SANTA MONICA — According to a newly released study completed last year by the environmental advocacy group, Heal the Bay, three popular swimming holes in Santa Monica were tested for water quality. The results found poor water quality at two of the three, containing enough fecal matter to potentially cause a public health risk.

A string of tests were taken for E. coli and Enterococcus bacteria, and the results of the tests found the worst waters at Malibu Creek State Park near Calabasas, while the best waters were at Solstice Canyon waterfall, on National Park Service land off of the PCH.

Malibu Creek at the State Park, found as having the worst water during the study.
Malibu Creek at the State Park, found as having the worst water during the study.

Of the samples taken from Las Virgenes Creek, 61% exceeded health limits for Enterococcus, while 28% exceeded limits for E. coli. Of samples taken from the Rock Pool, 22% exceeded limits for Enterococcus, while 11% exceeded limits for E. coli. The researchers blame bacteria and other microorganisms from human waste that has leaked from septic tanks or sewage tanks upstream, or from animal waste from water runoff.

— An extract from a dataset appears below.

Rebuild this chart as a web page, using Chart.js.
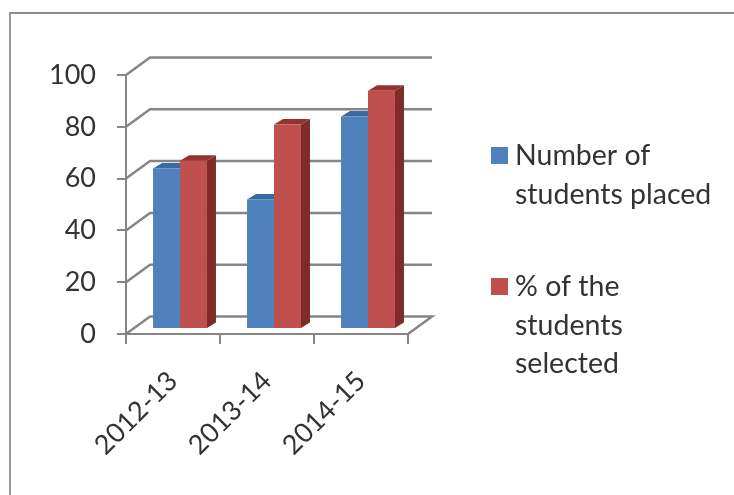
<!DOCTYPE html>
<html>
<head>
<meta charset="utf-8">
<script src="https://cdn.jsdelivr.net/npm/chart.js@4"></script>
<style>
  html, body { margin: 0; padding: 0; background: #fff; }
  #wrap { position: relative; width: 734px; height: 495px; overflow: hidden; }
  #frame { position: absolute; left: 9px; top: 12px; width: 740px; height: 500px;
           border-left: 2px solid #9a9a9a; border-top: 2px solid #8c8c8c; }
  canvas { position: absolute; left: 0; top: 0; filter: blur(0.5px); }
</style>
</head>
<body>
<div id="wrap">
  <div id="frame"></div>
  <canvas id="chart" width="734" height="495"></canvas>
</div>
<script>
const years = ["2012-13", "2013-14", "2014-15"];
const placed = [62, 50, 82];
const selected = [65, 79, 92];
const yTicks = [0, 20, 40, 60, 80, 100];
const legendLines = [["Number of", "students placed"], ["% of the", "students", "selected"]];

const fontName = "Lato";
const axisGrey = "#868686";
const textGrey = "#333333";
const frontColors = ["#4f81bd", "#c0504d"];
const topColors = ["#3a6a9f", "#96322f"];
const sideColors = ["#2f5c8f", "#7d2c2a"];

// 3D look: how far the back wall sits from the front axes, and how the bars sit on the floor
const wallDx = 24, wallDy = -17.5;
const barDx = 7, barDy = -5;
const depthDx = 9, depthDy = -5.5;

function poly(ctx, pts, color) {
  ctx.fillStyle = color;
  ctx.beginPath();
  pts.forEach((p, i) => i ? ctx.lineTo(p[0], p[1]) : ctx.moveTo(p[0], p[1]));
  ctx.closePath();
  ctx.fill();
}

const fake3d = {
  id: "fake3d",
  beforeDatasetsDraw(chart) {
    const ctx = chart.ctx;
    const { left, right } = chart.chartArea;
    const yScale = chart.scales.y;

    // walls and floor
    ctx.save();
    ctx.strokeStyle = axisGrey;
    ctx.lineWidth = 2.5;
    yTicks.forEach(v => {
      const y = yScale.getPixelForValue(v);
      ctx.beginPath();
      ctx.moveTo(left, y);
      ctx.lineTo(left + wallDx, y + wallDy);
      ctx.lineTo(right + wallDx, y + wallDy);
      if (v === 0) ctx.lineTo(right, y);
      ctx.stroke();
    });
    ctx.restore();

    // bars sit a little inside the floor, depth goes first so the fronts cover it
    ctx.save();
    ctx.translate(barDx, barDy);
    chart.data.datasets.forEach((ds, i) => {
      chart.getDatasetMeta(i).data.forEach(bar => {
        const l = bar.x - bar.width / 2, r = bar.x + bar.width / 2;
        poly(ctx, [[r, bar.y], [r + depthDx, bar.y + depthDy], [r + depthDx, bar.base + depthDy], [r, bar.base]], sideColors[i]);
        poly(ctx, [[l, bar.y], [l + depthDx, bar.y + depthDy], [r + depthDx, bar.y + depthDy], [r, bar.y]], topColors[i]);
      });
    });
    ctx.restore();

    ctx.save();
    ctx.translate(barDx, barDy);
  },
  afterDatasetsDraw(chart) {
    chart.ctx.restore();
  },
  afterDraw(chart) {
    // legend, wrapped the way the original wraps it
    const ctx = chart.ctx;
    ctx.save();
    ctx.font = "28.5px " + fontName;
    ctx.textBaseline = "middle";
    const starts = [156, 287];
    legendLines.forEach((lines, i) => {
      ctx.fillStyle = frontColors[i];
      ctx.fillRect(491, starts[i] - 9, 17, 17);
      ctx.fillStyle = textGrey;
      lines.forEach((t, j) => ctx.fillText(t, 515, starts[i] + j * 38.5));
    });
    ctx.restore();
  }
};

new Chart(document.getElementById("chart"), {
  type: "bar",
  data: {
    labels: years,
    datasets: [
      { label: legendLines[0].join(" "), data: placed, backgroundColor: frontColors[0], clip: false },
      { label: legendLines[1].join(" "), data: selected, backgroundColor: frontColors[1], clip: false }
    ]
  },
  options: {
    responsive: false,
    animation: false,
    devicePixelRatio: 1,
    layout: { padding: { left: 0, top: 75, right: 326, bottom: 0 } },
    plugins: { legend: { display: false }, tooltip: { enabled: false } },
    datasets: { bar: { barPercentage: 1, categoryPercentage: 0.574 } },
    scales: {
      x: {
        afterFit(scale) { scale.height = 161; },
        grid: { drawOnChartArea: false, color: axisGrey, lineWidth: 2, tickLength: 10 },
        border: { color: axisGrey, width: 2 },
        ticks: { color: textGrey, font: { family: fontName, size: 27 }, minRotation: 45, maxRotation: 45, padding: 21 }
      },
      y: {
        min: 0,
        max: 100,
        afterFit(scale) { scale.width = 126; },
        afterBuildTicks(scale) { scale.ticks = yTicks.map(v => ({ value: v })); },
        grid: { drawOnChartArea: false, color: axisGrey, lineWidth: 2, tickLength: 9 },
        border: { color: axisGrey, width: 2 },
        ticks: { color: textGrey, font: { family: fontName, size: 27 }, padding: 21 }
      }
    }
  },
  plugins: [fake3d]
});
</script>
</body>
</html>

Researchers say that the bacteria that was found is not harmful in themselves, but it may indicate fecal matter and a host of disease-causing microorganisms. Katherine Pease, a watershed scientist for Heal the Bay posted the percentage results on her blog, concluding that they found fecal indicator bacteria, which means there is a higher likelihood that you can get sick with a skin rash, stomach illness, or intestinal illness or infections. The Heal the Bay “stream team” study was conducted twice a week from June to September of last year and determined a “likely public health risk.” They have recommended posting signs and educating the public on the risks.

On Pease’s blog regarding the results of the study, she includes personal safety tips for the public and states, “We plan to meet with staff from LA County Department of Public Health, State Parks, and the National Park Service to discuss our results and advocate for public health protection. We hope to continue monitoring water quality this summer to determine whether the trends stay consistent.”